Sunday 15 October 2017

Song for Autumn

Mark Berens

Song for Autumn

In the deep fall
don’t you imagine the leaves think how
comfortable it will be to touch
the earth instead of the
nothingness of air and the endless
freshets of wind? And don’t you think
the trees themselves, especially those with mossy,
warm caves, begin to think

of the birds that will come — six, a dozen — to sleep
inside their bodies? And don’t you hear
the goldenrod whispering goodbye,
the everlasting being crowned with the first
tuffets of snow? The pond
vanishes, and the white field over which
the fox runs so quickly brings out
its blue shadows. And the wind pumps its
bellows. And at evening especially,
the piled firewood shifts a little,
longing to be on its way.

Mary Oliver 


Yes, let's try to imagine what a leaf thinks.(!) It takes a certain kind of individual to anthropomorphize at this level. Scientists seem to find it repugnant, innacurate, childish. But to unscientific me, it shows someone who feels they are in a relationship with the world around them. A person who feels this is trusting that life is meaningful.  And so should we. How does it feel to be a tree? Or the skeleton of a wildflower? And why does it matter? Because everything matters, every single thing.
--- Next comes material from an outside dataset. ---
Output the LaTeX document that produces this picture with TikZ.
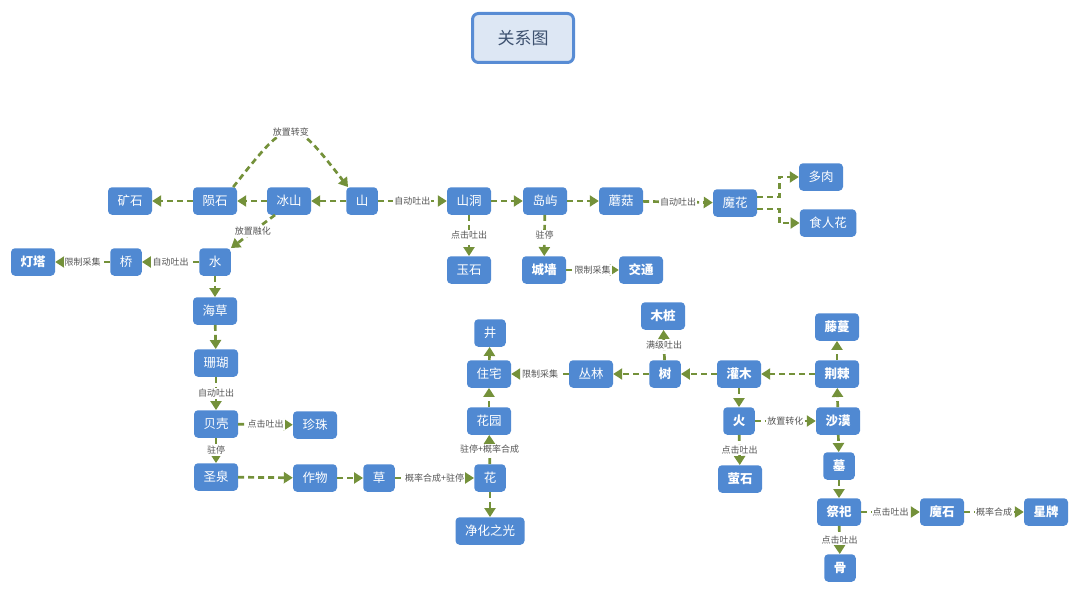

And so we live thoughtfully, thoroughly, deliberately, not taking our place in the world for granted, because everything we do has meaning too.


 

1 comment:

  1. Oh what we miss, when we only visit shore and forest with sunscreen and water bottles, carpets of leaves and indigo sky...so worth it. Yes! we must imagine the leaf to have and opinion, isn't this why we have Beatrice Potter and Brambly Hedge, isn't that the secret?